DATASET EXCERPT:
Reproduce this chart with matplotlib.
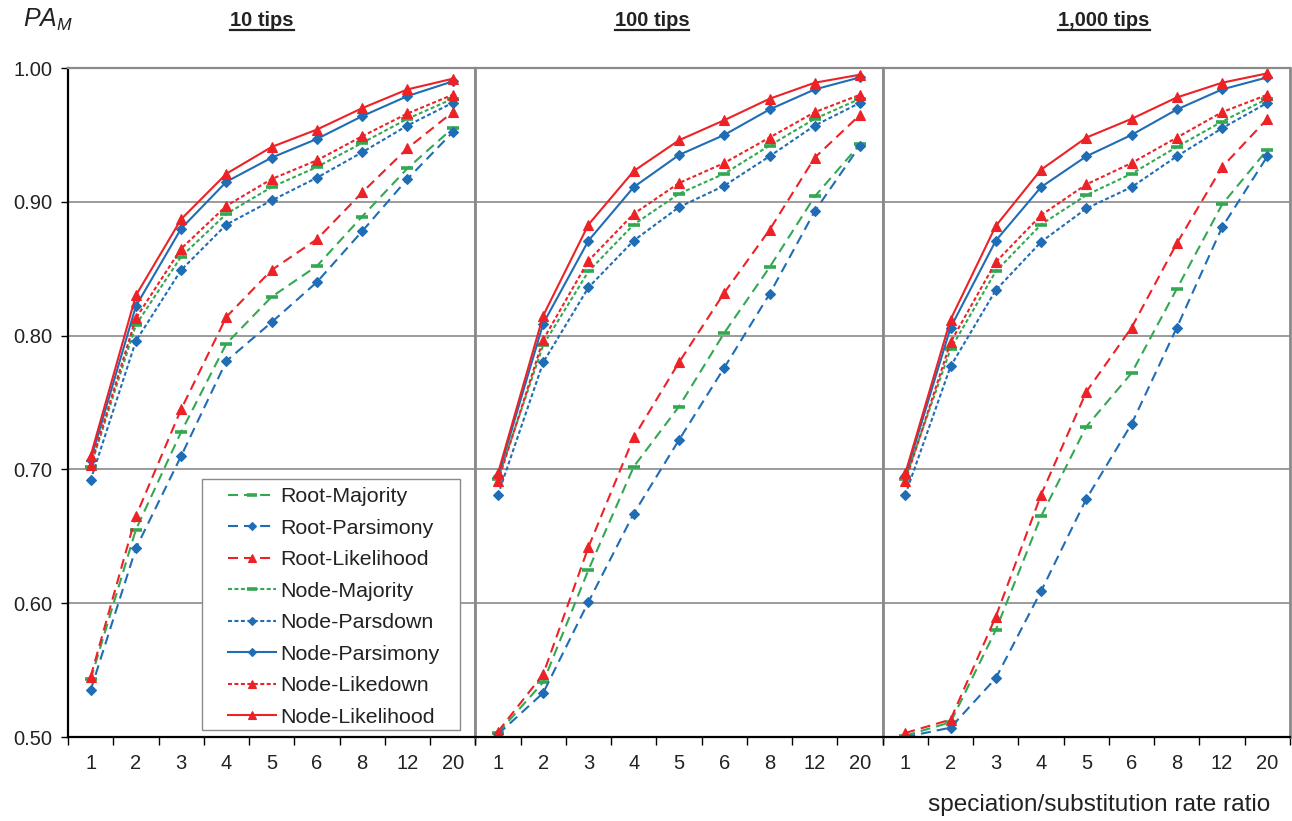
import matplotlib
matplotlib.use("Agg")
import matplotlib.pyplot as plt
from matplotlib.lines import Line2D
from matplotlib.patches import Rectangle

plt.rcParams['font.family'] = ['Liberation Sans', 'DejaVu Sans']
plt.rcParams['mathtext.fontset'] = 'custom'
plt.rcParams['mathtext.it'] = 'Liberation Sans:italic'
plt.rcParams['mathtext.rm'] = 'Liberation Sans'
TXT = '#222222'
plt.rcParams['text.color'] = TXT
plt.rcParams['xtick.labelcolor'] = TXT
plt.rcParams['ytick.labelcolor'] = TXT

# ---------------- data ----------------
categories = ['1', '2', '3', '4', '5', '6', '8', '12', '20']
panel_titles = ['10 tips', '100 tips', '1,000 tips']
yticks = [0.50, 0.60, 0.70, 0.80, 0.90, 1.00]

# 10 tips
root_majority_10 = [0.543, 0.655, 0.728, 0.794, 0.829, 0.852, 0.889, 0.925, 0.955]
root_parsimony_10 = [0.535, 0.641, 0.710, 0.781, 0.810, 0.840, 0.878, 0.917, 0.952]
root_likelihood_10 = [0.545, 0.665, 0.745, 0.814, 0.849, 0.872, 0.907, 0.940, 0.967]
node_majority_10 = [0.702, 0.808, 0.859, 0.891, 0.911, 0.926, 0.944, 0.962, 0.977]
node_parsdown_10 = [0.692, 0.796, 0.849, 0.883, 0.901, 0.918, 0.937, 0.957, 0.974]
node_parsimony_10 = [0.707, 0.822, 0.880, 0.915, 0.933, 0.947, 0.964, 0.979, 0.990]
node_likedown_10 = [0.703, 0.813, 0.865, 0.897, 0.917, 0.931, 0.949, 0.966, 0.980]
node_likelihood_10 = [0.710, 0.830, 0.887, 0.921, 0.941, 0.954, 0.970, 0.984, 0.992]

# 100 tips
root_majority_100 = [0.503, 0.541, 0.625, 0.702, 0.747, 0.802, 0.851, 0.904, 0.943]
root_parsimony_100 = [0.502, 0.533, 0.601, 0.667, 0.722, 0.776, 0.831, 0.893, 0.942]
root_likelihood_100 = [0.504, 0.547, 0.642, 0.724, 0.780, 0.832, 0.879, 0.933, 0.965]
node_majority_100 = [0.693, 0.793, 0.848, 0.883, 0.906, 0.921, 0.942, 0.962, 0.977]
node_parsdown_100 = [0.681, 0.780, 0.836, 0.871, 0.896, 0.912, 0.934, 0.957, 0.974]
node_parsimony_100 = [0.695, 0.809, 0.871, 0.911, 0.935, 0.950, 0.969, 0.984, 0.993]
node_likedown_100 = [0.691, 0.797, 0.856, 0.891, 0.914, 0.929, 0.948, 0.967, 0.980]
node_likelihood_100 = [0.697, 0.815, 0.883, 0.923, 0.946, 0.961, 0.977, 0.989, 0.995]

# 1,000 tips
root_majority_1000 = [0.501, 0.511, 0.580, 0.665, 0.732, 0.772, 0.835, 0.898, 0.939]
root_parsimony_1000 = [0.500, 0.507, 0.544, 0.609, 0.678, 0.734, 0.806, 0.881, 0.934]
root_likelihood_1000 = [0.503, 0.513, 0.590, 0.681, 0.758, 0.806, 0.869, 0.926, 0.962]
node_majority_1000 = [0.693, 0.790, 0.848, 0.883, 0.905, 0.921, 0.941, 0.960, 0.977]
node_parsdown_1000 = [0.681, 0.777, 0.834, 0.870, 0.895, 0.911, 0.934, 0.955, 0.974]
node_parsimony_1000 = [0.695, 0.806, 0.871, 0.911, 0.934, 0.950, 0.969, 0.984, 0.993]
node_likedown_1000 = [0.691, 0.795, 0.855, 0.890, 0.913, 0.929, 0.948, 0.967, 0.980]
node_likelihood_1000 = [0.697, 0.812, 0.882, 0.924, 0.948, 0.962, 0.978, 0.989, 0.996]

series_names = ['Root-Majority', 'Root-Parsimony', 'Root-Likelihood', 'Node-Majority',
                'Node-Parsdown', 'Node-Parsimony', 'Node-Likedown', 'Node-Likelihood']

panels = [
    [root_majority_10, root_parsimony_10, root_likelihood_10, node_majority_10,
     node_parsdown_10, node_parsimony_10, node_likedown_10, node_likelihood_10],
    [root_majority_100, root_parsimony_100, root_likelihood_100, node_majority_100,
     node_parsdown_100, node_parsimony_100, node_likedown_100, node_likelihood_100],
    [root_majority_1000, root_parsimony_1000, root_likelihood_1000, node_majority_1000,
     node_parsdown_1000, node_parsimony_1000, node_likedown_1000, node_likelihood_1000],
]

# ---------------- styles ----------------
GREEN = '#33a852'
BLUE = '#1f6db5'
RED = '#ec2227'
LONG = (0, (4.8, 2.9))
SHORT = (0, (1.9, 1.2))
styles = [
    dict(color=GREEN, ls=LONG, marker='_', ms=9, mew=2.6),
    dict(color=BLUE, ls=LONG, marker='D', ms=5, mew=0.8),
    dict(color=RED, ls=LONG, marker='^', ms=7.5, mew=0.8),
    dict(color=GREEN, ls=SHORT, marker='_', ms=9, mew=2.6),
    dict(color=BLUE, ls=SHORT, marker='D', ms=5, mew=0.8),
    dict(color=BLUE, ls='-', marker='D', ms=5, mew=0.8),
    dict(color=RED, ls=SHORT, marker='^', ms=7.5, mew=0.8),
    dict(color=RED, ls='-', marker='^', ms=7.5, mew=0.8),
]

W, H = 1292, 821
fig = plt.figure(figsize=(W / 100, H / 100), dpi=100)
AX_L, AX_R, AX_T, AX_B = 68, 1290, 68, 737
gs = fig.add_gridspec(1, 3, left=AX_L / W, right=AX_R / W, bottom=1 - AX_B / H,
                      top=1 - AX_T / H, wspace=0)
axes = [fig.add_subplot(gs[0, i]) for i in range(3)]

FS = 14.5
GRAY = '#8a8a8a'
xs = list(range(len(categories)))
for i, ax in enumerate(axes):
    for vals, st in zip(panels[i], styles):
        ax.plot(xs, vals, color=st['color'], linestyle=st['ls'], lw=1.5,
                marker=st['marker'], markersize=st['ms'], markeredgewidth=st['mew'],
                markerfacecolor=st['color'], markeredgecolor=st['color'])
    ax.set_xlim(-0.5, len(categories) - 0.5)
    ax.set_ylim(0.5, 1.0)
    ax.set_yticks(yticks)
    ax.yaxis.grid(True, color=GRAY, lw=1.2)
    ax.set_axisbelow(True)
    ax.set_xticks(xs)
    ax.set_xticklabels(categories, fontsize=FS)
    ax.set_xticks([x - 0.5 for x in range(len(categories) + 1)], minor=True)
    ax.tick_params(axis='x', which='major', length=0, pad=12)
    ax.tick_params(axis='x', which='minor', length=6, width=1, color='black', direction='out')
    ax.spines['bottom'].set_color('black')
    ax.spines['bottom'].set_linewidth(1.6)
    ax.spines['top'].set_color(GRAY)
    ax.spines['top'].set_linewidth(1.6)
    ax.spines['right'].set_color(GRAY)
    ax.spines['right'].set_linewidth(2.0)
    if i == 0:
        ax.set_yticklabels(['%.2f' % v for v in yticks], fontsize=FS)
        ax.tick_params(axis='y', length=5, width=1, pad=6, direction='out')
        ax.spines['left'].set_color('black')
        ax.spines['left'].set_linewidth(1.6)
    else:
        ax.tick_params(axis='y', length=0, labelleft=False)
        ax.spines['left'].set_color(GRAY)
        ax.spines['left'].set_linewidth(2.0)

# ---------------- legend ----------------
ax0 = axes[0]
ax0_w = (AX_R - AX_L) / 3.0
ax0_h = AX_B - AX_T


def ax_frac(px, py):
    return ((px - AX_L) / ax0_w, (AX_B - py) / ax0_h)


# frame box
bx0, by0 = ax_frac(202, 730)
bx1, by1 = ax_frac(460, 479)
ax0.add_patch(Rectangle((bx0, by0), bx1 - bx0, by1 - by0, transform=ax0.transAxes,
                        facecolor='white', edgecolor=GRAY, lw=1.0, zorder=5))

handles = [Line2D([], [], color=st['color'], linestyle=st['ls'], lw=1.5, marker=st['marker'],
                  markersize=st['ms'] * 0.85, markeredgewidth=st['mew'],
                  markerfacecolor=st['color'], markeredgecolor=st['color'])
           for st in styles]
LFS = 15.4
leg = ax0.legend(handles, series_names, loc='upper left', bbox_to_anchor=ax_frac(228, 487),
                 fontsize=LFS, frameon=False, handlelength=2.25, handletextpad=0.2,
                 labelspacing=0.585, borderpad=0.0, borderaxespad=0.0, numpoints=1)
leg.set_zorder(6)

# ---------------- texts ----------------
title_x = [262, 652, 1104]
titles = []
for tx, t in zip(title_x, panel_titles):
    titles.append(fig.text(tx / W, 1 - 20 / H, t, ha='center', va='center',
                           fontsize=FS, fontweight='bold'))

fig.text(23 / W, 1 - 20 / H, r'$PA_M$', ha='left', va='center', fontsize=18)
fig.text(1270 / W, 1 - 805 / H, 'speciation/substitution rate ratio', ha='right',
         va='center', fontsize=17.6)

fig.canvas.draw()
r = fig.canvas.get_renderer()
for t in titles:
    bb = t.get_window_extent(r)
    yline = bb.y0 - 1
    fig.add_artist(Line2D([bb.x0 / W, bb.x1 / W], [yline / H, yline / H],
                          transform=fig.transFigure, color=TXT, lw=1.6))

fig.savefig('out.png', dpi=100)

STATED EXERCISE:
Go from the first line of the data above to the line containing "yticks = [0.50, 0.60, 0.70, 0.80, 0.90, 1.00]" and retype exactly those lines, both included, but none of the pictures.

ANSWER:
Reproduce this chart with matplotlib.
import matplotlib
matplotlib.use("Agg")
import matplotlib.pyplot as plt
from matplotlib.lines import Line2D
from matplotlib.patches import Rectangle

plt.rcParams['font.family'] = ['Liberation Sans', 'DejaVu Sans']
plt.rcParams['mathtext.fontset'] = 'custom'
plt.rcParams['mathtext.it'] = 'Liberation Sans:italic'
plt.rcParams['mathtext.rm'] = 'Liberation Sans'
TXT = '#222222'
plt.rcParams['text.color'] = TXT
plt.rcParams['xtick.labelcolor'] = TXT
plt.rcParams['ytick.labelcolor'] = TXT

# ---------------- data ----------------
categories = ['1', '2', '3', '4', '5', '6', '8', '12', '20']
panel_titles = ['10 tips', '100 tips', '1,000 tips']
yticks = [0.50, 0.60, 0.70, 0.80, 0.90, 1.00]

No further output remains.